I have a kernel which uses 17 registers, reducing it to 16 would bring me 100% occupancy. My question is: are there methods that can be used to reduce the number or registers used, excluding completely rewriting my algorithms in a different manner. I have always kind of assumed the compiler is a lot smarter than I am, so for example I often use extra variables for clarity's sake alone. Am I wrong in this thinking?
Please note: I do know about the --max_registers (or whatever the syntax is) flag, but the use of local memory would be more detrimental than a 25% lower occupancy (I should test this)
Occupancy can be a little misleading and 100% occupancy should not be your primary target.
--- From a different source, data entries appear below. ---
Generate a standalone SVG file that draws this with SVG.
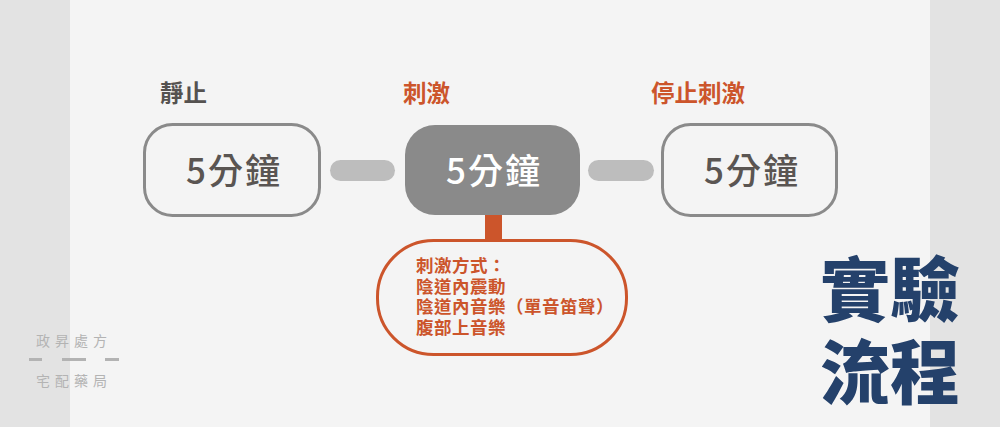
<svg xmlns="http://www.w3.org/2000/svg" width="1000" height="427" viewBox="0 0 1000 427">
<style>
.cjk{font-family:"Noto Sans CJK TC","Noto Sans CJK SC",sans-serif}
.lbl{font-size:23.5px;font-weight:700}
.dur{font-size:35px;font-weight:500;letter-spacing:2px;text-anchor:middle;dominant-baseline:central}
.node{fill:none;stroke:#8a8a8a;stroke-width:3}
.bar{fill:#bdbdbd}
.or{fill:#cc552b}
.wm{font-size:14px;fill:#b3b3b3;letter-spacing:5px}
</style>
<rect x="0" y="0" width="1000" height="427" fill="#e3e3e3"/>
<rect x="70" y="0" width="860" height="427" fill="#f4f4f4"/>

<g id="connectors">
<rect class="bar" x="330" y="160" width="65" height="21" rx="10.5"/>
<rect class="bar" x="588" y="160" width="66" height="21" rx="10.5"/>
<rect class="or" x="485" y="214" width="17" height="27"/>
</g>

<g id="label-rest"><text class="cjk lbl" x="160" y="102" fill="#555250">靜止</text></g>
<g id="label-stim"><text class="cjk lbl or" x="403" y="102">刺激</text></g>
<g id="label-stop"><text class="cjk lbl or" x="651" y="102">停止刺激</text></g>

<g id="node-rest">
<rect class="node" x="144.5" y="124.5" width="175" height="91" rx="28"/>
<text class="cjk dur" x="234" y="168" fill="#5a5552">5分鐘</text>
</g>
<g id="node-stim">
<rect x="405" y="125" width="175" height="90" rx="30" fill="#8a8a8a"/>
<text class="cjk dur" x="494" y="168" fill="#ffffff">5分鐘</text>
</g>
<g id="node-stop">
<rect class="node" x="662.5" y="124.5" width="174" height="91" rx="28"/>
<text class="cjk dur" x="752" y="168" fill="#5a5552">5分鐘</text>
</g>

<g id="node-method">
<rect x="377.5" y="240.5" width="249" height="114" rx="56" fill="none" stroke="#cc552b" stroke-width="3"/>
<text class="cjk or" font-size="17.5" font-weight="700" letter-spacing="0.5">
<tspan x="416" y="272">刺激方式：</tspan>
<tspan x="416" y="292.5">陰道內震動</tspan>
<tspan x="416" y="313">陰道內音樂（單音笛聲）</tspan>
<tspan x="416" y="333.5">腹部上音樂</tspan>
</text>
</g>

<g id="title">
<text class="cjk" font-size="70" font-weight="900" fill="#24416b" x="820" y="316">實驗</text>
<text class="cjk" font-size="70" font-weight="900" fill="#24416b" x="820" y="399">流程</text>
</g>

<g id="watermark">
<text class="cjk wm" x="36" y="346">政昇處方</text>
<rect x="29" y="358" width="13" height="3" fill="#b3b3b3"/>
<rect x="62" y="358" width="24" height="3" fill="#b3b3b3"/>
<rect x="105" y="358" width="14" height="3" fill="#b3b3b3"/>
<text class="cjk wm" x="36" y="386">宅配藥局</text>
</g>
</svg>
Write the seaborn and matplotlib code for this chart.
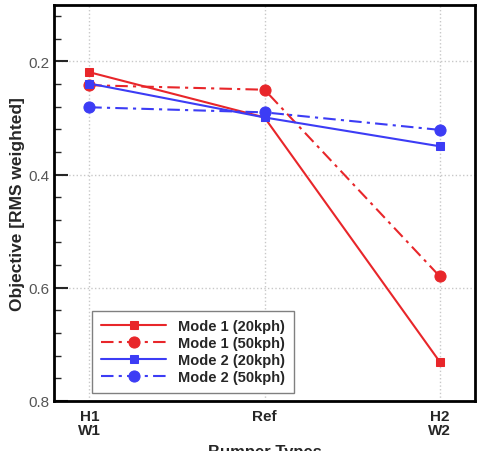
import pandas as pd
import seaborn as sns
import matplotlib.pyplot as plt
from matplotlib.ticker import MultipleLocator

# Data
bumper_types = ["H1\nW1", "Ref", "H2\nW2"]
mode1_20kph = [0.219, 0.299, 0.731]
mode1_50kph = [0.242, 0.250, 0.580]
mode2_20kph = [0.239, 0.299, 0.350]
mode2_50kph = [0.281, 0.290, 0.321]

series_names = ["Mode 1 (20kph)", "Mode 1 (50kph)", "Mode 2 (20kph)", "Mode 2 (50kph)"]
series_values = [mode1_20kph, mode1_50kph, mode2_20kph, mode2_50kph]

red = "#e8262a"
blue = "#3c3cf5"
styles = {
    "Mode 1 (20kph)": dict(color=red, marker="s", markersize=5.5, dashes=None),
    "Mode 1 (50kph)": dict(color=red, marker="o", markersize=8, dashes=(6, 2.5, 1.5, 2.5)),
    "Mode 2 (20kph)": dict(color=blue, marker="s", markersize=5.5, dashes=None),
    "Mode 2 (50kph)": dict(color=blue, marker="o", markersize=8, dashes=(6, 2.5, 1.5, 2.5)),
}

df = pd.DataFrame({
    "bumper": bumper_types * len(series_names),
    "objective": [v for vals in series_values for v in vals],
    "series": [n for n in series_names for _ in bumper_types],
})

sns.set_style("white")
plt.rcParams["font.family"] = ["Liberation Sans", "DejaVu Sans"]

fig = plt.figure(figsize=(4.84, 4.52), dpi=100)
ax = fig.add_axes([0.112, 0.111, 0.869, 0.876])

for name in series_names:
    st = styles[name]
    sub = df[df["series"] == name]
    line_kws = dict(
        color=st["color"], marker=st["marker"], markersize=st["markersize"],
        markeredgecolor=st["color"], linewidth=1.5, label=name, ax=ax,
    )
    sns.lineplot(data=sub, x="bumper", y="objective", sort=False, **line_kws)
    if st["dashes"] is not None:
        ax.lines[-1].set_dashes(st["dashes"])

ax.set_xlim(-0.2, 2.2)
ax.set_ylim(0.8, 0.1)
ax.yaxis.set_major_locator(MultipleLocator(0.2))
ax.yaxis.set_minor_locator(MultipleLocator(0.04))
ax.set_yticks([0.2, 0.4, 0.6, 0.8])
ax.set_yticklabels(["0.2", "0.4", "0.6", "0.8"], color="#555555", fontsize=11)
ax.set_xticks(range(len(bumper_types)))
ax.set_xticklabels(bumper_types, fontsize=11, fontweight="bold", linespacing=0.95)

ax.tick_params(axis="y", which="major", direction="in", length=10, width=1.5, left=True)
ax.tick_params(axis="y", which="minor", direction="in", length=5, width=1, left=True)
ax.tick_params(axis="x", length=0, pad=6)

ax.grid(True, which="major", color="#c8c8c8", linestyle=":", linewidth=1)
for sp in ax.spines.values():
    sp.set_color("black")
    sp.set_linewidth(2)

ax.set_xlabel("Bumper Types", fontsize=12, fontweight="bold", labelpad=5)
ax.set_ylabel("Objective [RMS weighted]", fontsize=12.5, fontweight="bold", labelpad=2)

leg = ax.legend(
    loc="lower left", bbox_to_anchor=(0.09, 0.02), borderaxespad=0,
    fancybox=False, framealpha=1, edgecolor="#808080", handlelength=4.5,
    labelspacing=0.2, prop={"weight": "bold", "size": 10.5}, handletextpad=0.8,
    borderpad=0.6,
)
leg.get_frame().set_linewidth(1)

fig.savefig("out.png", dpi=100)
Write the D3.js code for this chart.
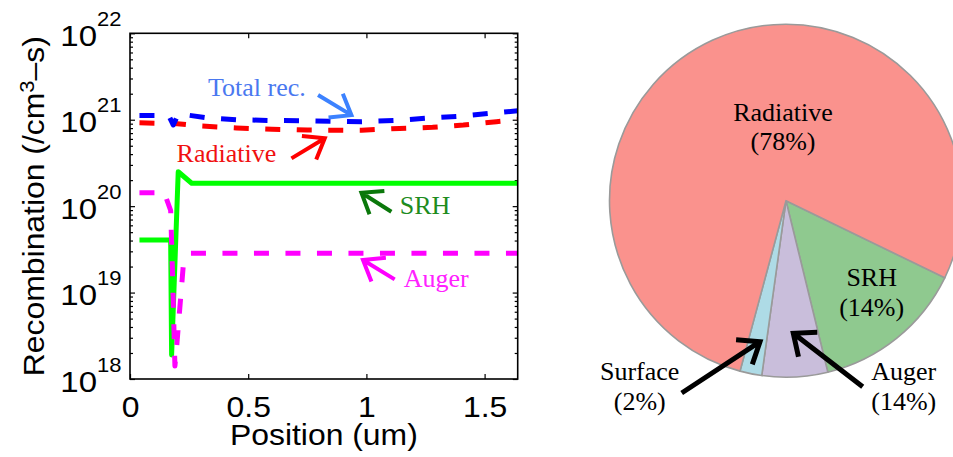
<!DOCTYPE html>
<html>
<head>
<meta charset="utf-8">
<script src="https://cdn.jsdelivr.net/npm/d3@7"></script>
<style>
  html, body { margin: 0; padding: 0; background: #fff; }
  svg { display: block; }
</style>
</head>
<body>
<svg id="fig" width="953" height="457"></svg>
<script>
// ---- Recombination profiles along the device (position in um, rate in /cm^3-s) ----
const totalX = [0.04, 0.12, 0.165, 0.183, 0.205, 0.33, 0.45, 0.6, 0.75, 0.98, 1.12, 1.25, 1.4, 1.53, 1.64];
const totalY = [1.12e21, 1.12e21, 1.1e21, 8.7e20, 1.17e21, 1.05e21, 1.0e21, 9.8e20, 9.7e20, 9.5e20, 9.8e20, 1.04e21, 1.1e21, 1.19e21, 1.27e21];

const radX = [0.04, 0.2, 0.3, 0.45, 0.6, 0.75, 0.98, 1.14, 1.28, 1.41, 1.55, 1.64];
const radY = [9.2e20, 9.0e20, 8.45e20, 8.04e20, 7.76e20, 7.59e20, 7.55e20, 7.94e20, 8.17e20, 8.69e20, 9.48e20, 1.0e21];

const srhX = [0.04, 0.172, 0.176, 0.204, 0.261, 1.64];
const srhY = [4.06e19, 4.06e19, 1.9e18, 2.5e20, 1.84e20, 1.84e20];

const augerX = [0.04, 0.145, 0.172, 0.18, 0.19, 0.197, 0.225, 0.255, 1.64];
const augerY = [1.43e20, 1.43e20, 8.9e19, 1.6e19, 1.41e18, 2.3e18, 2.0e19, 2.85e19, 2.85e19];

// axis ticks
const xTicks = [0, 0.5, 1, 1.5];
const xTickLabels = ["0", "0.5", "1", "1.5"];
const yTicks = [1e18, 1e19, 1e20, 1e21, 1e22];
const yTickExponents = ["18", "19", "20", "21", "22"];

// ---- Share of total recombination ----
const pieNames = ["SRH", "Auger", "Surface", "Radiative"];
const pieShares = [14, 6, 2, 78];
const pieLabels = ["(14%)", "(14%)", "(2%)", "(78%)"];

// ---------------------------------------------------------------------------
const svg = d3.select("#fig");
const SANS = "'Liberation Sans', Arial, Helvetica, sans-serif";
const SERIF = "'Liberation Serif', 'Times New Roman', Times, serif";
const SX = 1.1; // horizontal widening of the sans labels

const plot = { left: 130, right: 517.7, top: 33.3, bottom: 379 };
const x = d3.scaleLinear().domain([0, 1.64]).range([plot.left, plot.right]);
const y = d3.scaleLog().domain([1e18, 1e22]).range([plot.bottom, plot.top]);

const minorTicks = [];
for (let e = 18; e < 22; e++) for (let m = 2; m <= 9; m++) minorTicks.push(m * Math.pow(10, e));

const axes = svg.append("g");

function strip(g) { g.select(".domain").remove(); g.selectAll("line").attr("stroke", "#000").attr("stroke-width", 1.2); }

// bottom axis with labels
axes.append("g").attr("transform", `translate(0,${plot.bottom})`)
  .call(d3.axisBottom(x).tickValues(xTicks).tickSizeInner(-5).tickSizeOuter(0)
    .tickFormat((d, i) => xTickLabels[i]))
  .call(strip)
  .call(g => g.selectAll("text")
    .attr("y", 0).attr("dy", 0)
    .attr("transform", `translate(0,37.5) scale(${SX},1)`)
    .attr("fill", "#000").attr("font-family", SANS).attr("font-size", 29));

// top axis (ticks only)
axes.append("g").attr("transform", `translate(0,${plot.top})`)
  .call(d3.axisTop(x).tickValues(xTicks).tickSizeInner(-5).tickSizeOuter(0).tickFormat(""))
  .call(strip);

// left axis, major and minor
const yl = axes.append("g").attr("transform", `translate(${plot.left},0)`)
  .call(d3.axisLeft(y).tickValues(yTicks).tickSizeInner(-5).tickSizeOuter(0).tickFormat(""))
  .call(strip);
yl.selectAll(".tick text").remove();
yl.selectAll(".tick").append("text")
  .attr("transform", `translate(-8.5,12) scale(${SX},1)`)
  .attr("text-anchor", "end").attr("font-family", SANS).attr("fill", "#000")
  .each(function (d, i) {
    const t = d3.select(this);
    t.append("tspan").attr("font-size", 30).text("10");
    t.append("tspan").attr("font-size", 20).attr("dy", -20).text(yTickExponents[i]);
  });
axes.append("g").attr("transform", `translate(${plot.left},0)`)
  .call(d3.axisLeft(y).tickValues(minorTicks).tickSizeInner(-3).tickSizeOuter(0).tickFormat(""))
  .call(strip);

// right axis, major and minor
axes.append("g").attr("transform", `translate(${plot.right},0)`)
  .call(d3.axisRight(y).tickValues(yTicks).tickSizeInner(-5).tickSizeOuter(0).tickFormat(""))
  .call(strip);
axes.append("g").attr("transform", `translate(${plot.right},0)`)
  .call(d3.axisRight(y).tickValues(minorTicks).tickSizeInner(-3).tickSizeOuter(0).tickFormat(""))
  .call(strip);

// curves
const series = [
  { xs: radX, ys: radY, color: "#ff0000", dash: "15,16.5" },
  { xs: totalX, ys: totalY, color: "#0000ff", dash: "15,16.5" },
  { xs: srhX, ys: srhY, color: "#00ff00", dash: null },
  { xs: augerX, ys: augerY, color: "#ff00ff", dash: "15,16.5" }
];
const line = d3.line().x(d => x(d[0])).y(d => y(d[1]));
const curves = svg.append("g");
series.forEach(s => {
  curves.append("path")
    .datum(s.xs.map((v, i) => [v, s.ys[i]]))
    .attr("d", line)
    .attr("fill", "none")
    .attr("stroke", s.color)
    .attr("stroke-width", 5)
    .attr("stroke-linejoin", "round")
    .attr("stroke-dasharray", s.dash);
});

// frame
svg.append("rect")
  .attr("x", plot.left).attr("y", plot.top)
  .attr("width", plot.right - plot.left).attr("height", plot.bottom - plot.top)
  .attr("fill", "none").attr("stroke", "#000").attr("stroke-width", 1.6);

// axis titles
svg.append("text")
  .attr("transform", `translate(${(plot.left + plot.right) / 2},445) scale(${SX},1)`)
  .attr("text-anchor", "middle").attr("font-family", SANS).attr("font-size", 29).attr("fill", "#000")
  .text("Position (um)");

const yTitle = svg.append("text")
  .attr("transform", `translate(43.5,${(plot.top + plot.bottom) / 2}) rotate(-90) scale(${SX},1)`)
  .attr("text-anchor", "middle").attr("font-family", SANS).attr("font-size", 29).attr("fill", "#000");
yTitle.append("tspan").text("Recombination (/cm");
yTitle.append("tspan").attr("font-size", 20).attr("dy", -10).text("3");
yTitle.append("tspan").attr("dy", 10).text("\u2013s)");

// arrow helper: open V head drawn at the tip
function arrow(g, x0, y0, x1, y1, color, width, headLen, headAng) {
  const a = Math.atan2(y0 - y1, x0 - x1);
  const r = headAng * Math.PI / 180;
  const w1 = [x1 + headLen * Math.cos(a + r), y1 + headLen * Math.sin(a + r)];
  const w2 = [x1 + headLen * Math.cos(a - r), y1 + headLen * Math.sin(a - r)];
  g.append("path")
    .attr("d", `M${x0},${y0}L${x1},${y1}M${w1[0]},${w1[1]}L${x1},${y1}L${w2[0]},${w2[1]}`)
    .attr("fill", "none").attr("stroke", color).attr("stroke-width", width)
    .attr("stroke-linejoin", "miter").attr("stroke-linecap", "butt");
}

// curve annotations (positions in data units)
const notes = [
  { text: "Total rec.", tx: 0.33, ty: 1.88e21, color: "#4a78f0", arrowColor: "#3c82ff",
    from: [0.7955, 1.93e21], to: [0.9366, 1.13e21] },
  { text: "Radiative", tx: 0.197, ty: 3.27e20, color: "#f01010", arrowColor: "#ff0000",
    from: [0.683, 3.57e20], to: [0.824, 6.1e20] },
  { text: "SRH", tx: 1.141, ty: 8.1e19, color: "#1e8c1e", arrowColor: "#0b780b",
    from: [1.1056, 8.6e19], to: [0.979, 1.43e20] },
  { text: "Auger", tx: 1.158, ty: 1.16e19, color: "#ff22ff", arrowColor: "#ff00ff",
    from: [1.1196, 1.42e19], to: [0.9856, 2.38e19] }
];
const ann = svg.append("g");
notes.forEach(n => {
  ann.append("text").attr("x", x(n.tx)).attr("y", y(n.ty))
    .attr("font-family", SERIF).attr("font-size", 26).attr("fill", n.color).text(n.text);
  arrow(ann, x(n.from[0]), y(n.from[1]), x(n.to[0]), y(n.to[1]), n.arrowColor, 4, 23, 37);
});

// ---- pie ----
const pieC = { x: 786, y: 200.7, r: 176.5 };
const pieColors = { SRH: "#8fc98f", Auger: "#c9bedb", Surface: "#aedbe6", Radiative: "#fa928d" };
const startDeg = 115.9;
const pie = d3.pie().sort(null).value(d => d.v)
  .startAngle(startDeg * Math.PI / 180).endAngle(startDeg * Math.PI / 180 + 2 * Math.PI);
const arcs = pie(pieNames.map((n, i) => ({ name: n, v: pieShares[i] })));
const arc = d3.arc().innerRadius(0).outerRadius(pieC.r);
const pg = svg.append("g").attr("transform", `translate(${pieC.x},${pieC.y})`);
pg.selectAll("path").data(arcs).join("path")
  .attr("d", arc)
  .attr("fill", d => pieColors[d.data.name])
  .attr("stroke", "#9a9a9a").attr("stroke-width", 1.6).attr("stroke-linejoin", "round");

// slice labels (offsets from the pie centre, px)
const pieLabelPos = {
  Radiative: [-3, -80.2],
  SRH: [85.7, 85.3],
  Surface: [-146.3, 179.8],
  Auger: [117.8, 179.5]
};
pieNames.forEach((n, i) => {
  const [dx, dy] = pieLabelPos[n];
  const t = pg.append("text").attr("text-anchor", "middle")
    .attr("font-family", SERIF).attr("font-size", 26).attr("fill", "#000");
  t.append("tspan").attr("x", dx).attr("y", dy).text(n);
  t.append("tspan").attr("x", dx).attr("y", dy + 29.7).text(pieLabels[i]);
});

// pointers for the two thin slices
arrow(pg, -104.3, 192.3, -26, 141, "#000", 5, 24, 38);
arrow(pg, 76.7, 186, 7.3, 132.6, "#000", 5, 24, 40);
</script>
</body>
</html>
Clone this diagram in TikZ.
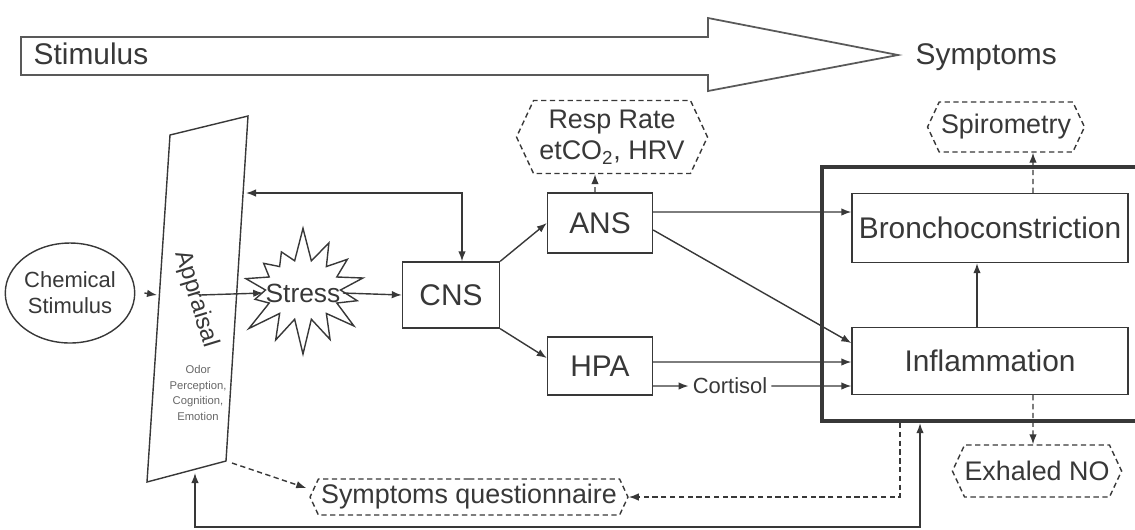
\documentclass[tikz,border=0pt]{standalone}
\usepackage{fontspec}
\setmainfont{Liberation Sans}
\usetikzlibrary{arrows.meta,shapes.geometric,shapes.symbols,fit}

\definecolor{ink}{HTML}{383838}

\begin{document}
\begin{tikzpicture}[x=0.02cm, y=-0.02cm, color=ink, line width=0.8pt,
    >={Latex[length=2mm,width=1.5mm]},
    box/.style={draw, rectangle, inner sep=0pt, font=\fontsize{17}{20}\selectfont},
    hexa/.style={draw, dash pattern=on 3pt off 2pt, signal, signal to=west and east,
        signal pointer angle=130, inner sep=0pt, align=center,
        font=\fontsize{15.3}{18}\selectfont},
    link/.style={->},
    dlink/.style={->, dash pattern=on 3pt off 2pt}]
    \useasboundingbox (0,0) rectangle (1135,529);

    % Stimulus -> symptoms arrow
    \draw[line width=1pt, gray!70!black] (21,37) -- (708,37) -- (708,18) -- (898,55)
        -- (708,91) -- (708,75) -- (21,75) -- cycle;
    \node[anchor=base west, inner sep=0pt, font=\fontsize{17}{20}\selectfont] (stim) at (33,64) {Stimulus};
    \node[anchor=base west, inner sep=0pt, font=\fontsize{17}{20}\selectfont] (symp) at (915,64) {Symptoms};

    % Chemical stimulus
    \node[draw, ellipse, minimum width=2.32cm, minimum height=2cm, inner sep=0pt, align=center,
        font=\fontsize{12.5}{14.7}\selectfont] (chem) at (70,293) {Chemical\\Stimulus};

    % Appraisal
    \coordinate (apTL) at (170,135);
    \coordinate (apTR) at (248,116);
    \coordinate (apBR) at (226,461);
    \coordinate (apBL) at (147,482);
    \draw (apTL) -- (apTR) -- (apBR) -- (apBL) -- cycle;
    \node[rotate=-73, inner sep=1pt, font=\fontsize{13.6}{16}\selectfont] (apname) at (196,299) {Appraisal};
    \node[align=center, inner sep=1pt, text=gray!80!black, font=\fontsize{6.4}{9}\selectfont] (aptext) at (198,393)
        {Odor\\Perception,\\Cognition,\\Emotion};
    \coordinate (apL) at (157,295); % left side
    \coordinate (apIn) at (200,295); % inside
    \coordinate (apR) at (246,193); % right side
    \coordinate (apQ) at (232,463); % lower corner
    \coordinate (apB) at (195,473); % bottom side
    \coordinate (floor) at (0,527);

    % Stress
    \node[draw, starburst, starburst points=14, random starburst=7, starburst point height=0.7cm,
        minimum width=2.9cm, minimum height=2.6cm, inner sep=0pt] (burst) at (303,290) {};
    \node[inner sep=1pt, font=\fontsize{15}{18}\selectfont] (stress) at (303,293) {Stress};

    % Nervous system
    \node[box, minimum width=1.94cm, minimum height=1.32cm] (cns) at (451,295) {CNS};
    \node[box, minimum width=2.1cm, minimum height=1.2cm] (ans) at (600,223) {ANS};
    \node[box, minimum width=2.1cm, minimum height=1.16cm] (hpa) at (600,366) {HPA};
    \node[inner sep=2pt, font=\fontsize{12.5}{15}\selectfont] (cort) at (730,386) {Cortisol};
    \node[hexa, minimum width=3.82cm, minimum height=1.46cm] (resp) at (612,137)
        {Resp Rate\\etCO\textsubscript{2}, HRV};

    % Airways
    \node[box, minimum width=5.52cm, minimum height=1.38cm] (broncho) at (990,228) {Bronchoconstriction};
    \node[box, minimum width=5.52cm, minimum height=1.34cm] (inflam) at (990,361) {Inflammation};
    \node[draw, line width=2.2pt, fit=(broncho)(inflam), inner xsep=0.58cm, inner ysep=0.52cm] (lung) {};
    \node[hexa, minimum width=3.14cm, minimum height=1cm] (spiro) at (1006,127) {Spirometry};
    \node[hexa, minimum width=3.22cm, minimum height=1.04cm] (exno) at (1037,471) {Exhaled NO};
    \node[hexa, minimum width=6.36cm, minimum height=0.72cm] (quest) at (469,497) {Symptoms questionnaire};

    % Connections
    \draw[link] ([xshift=0.18cm]chem.east) -- (apL);
    \draw[link] (apIn) -- (stress.west);
    \draw[link] (stress.east) -- (cns.west);
    \draw[<->] (apR) -| ([xshift=0.22cm]cns.north);
    \draw[link] (cns.north east) -- (ans.west);
    \draw[link] (cns.south east) -- ([yshift=0.16cm]hpa.west);
    \draw[dlink] ([xshift=-0.1cm]ans.north) -- ([xshift=-0.34cm]resp.south);
    \draw[link] ([yshift=0.22cm]ans.east) -- ([yshift=0.32cm]broncho.west);
    \draw[link] ([yshift=-0.14cm]ans.east) -- ([yshift=0.36cm]inflam.west);
    \draw[link] ([yshift=0.08cm]hpa.east) -- ([yshift=-0.02cm]inflam.west);
    \draw[link] ([yshift=-0.4cm]hpa.east) -- (cort.west);
    \draw[link] (cort.east) -- ([yshift=-0.5cm]inflam.west);
    \draw[link] ([xshift=-0.26cm]inflam.north) -- ([xshift=-0.26cm]broncho.south);
    \draw[dlink] ([xshift=0.86cm]broncho.north) -- ([xshift=0.54cm]spiro.south);
    \draw[dlink] ([xshift=0.86cm]inflam.south) -- ([xshift=-0.08cm]exno.north);
    \draw[dlink] (apQ) -- ([shift={(-0.06cm,0.18cm)}]quest.west);
    \draw[dlink] ([xshift=-1.8cm]lung.south) |- (quest.east);
    \draw[<->] (apB) -- (apB |- floor) -| ([xshift=-1.4cm]lung.south);
\end{tikzpicture}
\end{document}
If you can get fully coalesced accesses to global memory then on a high end GPU 50% occupancy will be sufficient to hide the latency to global memory (for floats, even lower for doubles). Check out the Advanced CUDA C presentation from GTC last year for more information on this topic.
In your case, you should measure performance both with and without maxrregcount set to 16. The latency to local memory should be hidden as a result of having sufficient threads, assuming you don't random access into local arrays (which would result in non-coalesced accesses).
To answer you specific question about reducing registers, post the code for more detailed answers! Understanding how compilers work in general may help, but remember that nvcc is an optimising compiler with a large parameter space, so minimising register count has to be balanced with overall performance.
It's really hard to say, nvcc compiler is not very smart in my opinion.
You can try obvious things, for example using short instead of int, passing and using variables by reference (e.g.&variable), unrolling loops, using templates (as in C++). If you have divisions, transcendental functions, been applied in sequence, try to make them as a loop. Try to get rid of conditionals, possibly replacing them with redundant computations.
If you post some code, maybe you will get specific answers.
Utilizing shared memory as cache may lead less register usage and prevent register spilling to local memory...
Think that the kernel calculates some values and these calculated values are used by all of the threads,
__global__ void kernel(...) {
int idx = threadIdx.x + blockDim.x * blockIdx.x;
int id0 = blockDim.x * blockIdx.x;
int reg = id0 * ...;
int reg0 = reg * a / x + y;
...
int val = reg + reg0 + 2 * idx;
output[idx] = val > 10;
}
So, instead of keeping reg and reg0 as registers and making them possibily spill out to local memory (global memory), we may use shared memory.
__global__ void kernel(...) {
__shared__ int cache[10];
int idx = threadIdx.x + blockDim.x * blockIdx.x;
if (threadIdx.x == 0) {
int id0 = blockDim.x * blockIdx.x;
cache[0] = id0 * ...;
cache[1] = cache[0] * a / x + y;
}
__syncthreads();
...
int val = cache[0] + cache[1] + 2 * idx;
output[idx] = val > 10;
}
Take a look at this paper for further information..
It is not generally a good approach to minimize register pressure. The compiler does a good job optimizing the overall projected kernel performance, and it takes into account lots of factors, incliding register.
How does it work when reducing registers caused slower speed
Most probably the compiler had to spill insufficient register data into "local" memory, which is essentially the same as global memory, and thus very slow
For optimization purposes I would recommend to use keywords like const, volatile and so on where necessary, to help the compiler on the optimization phase.
Anyway, it is not these tiny issues like registers which often make CUDA kernels run slow. I'd recommend to optimize work with global memory, the access pattern, caching in texture memory if possible, transactions over the PCIe.
The instruction count increase when lowering the register usage have a simple explanation. The compiler could be using registers to store the results of some operations that are used more than once through your code in order to avoid recalculating those values, when forced to use less registers, the compiler decides to recalculate those values that would be stored in registers otherwise.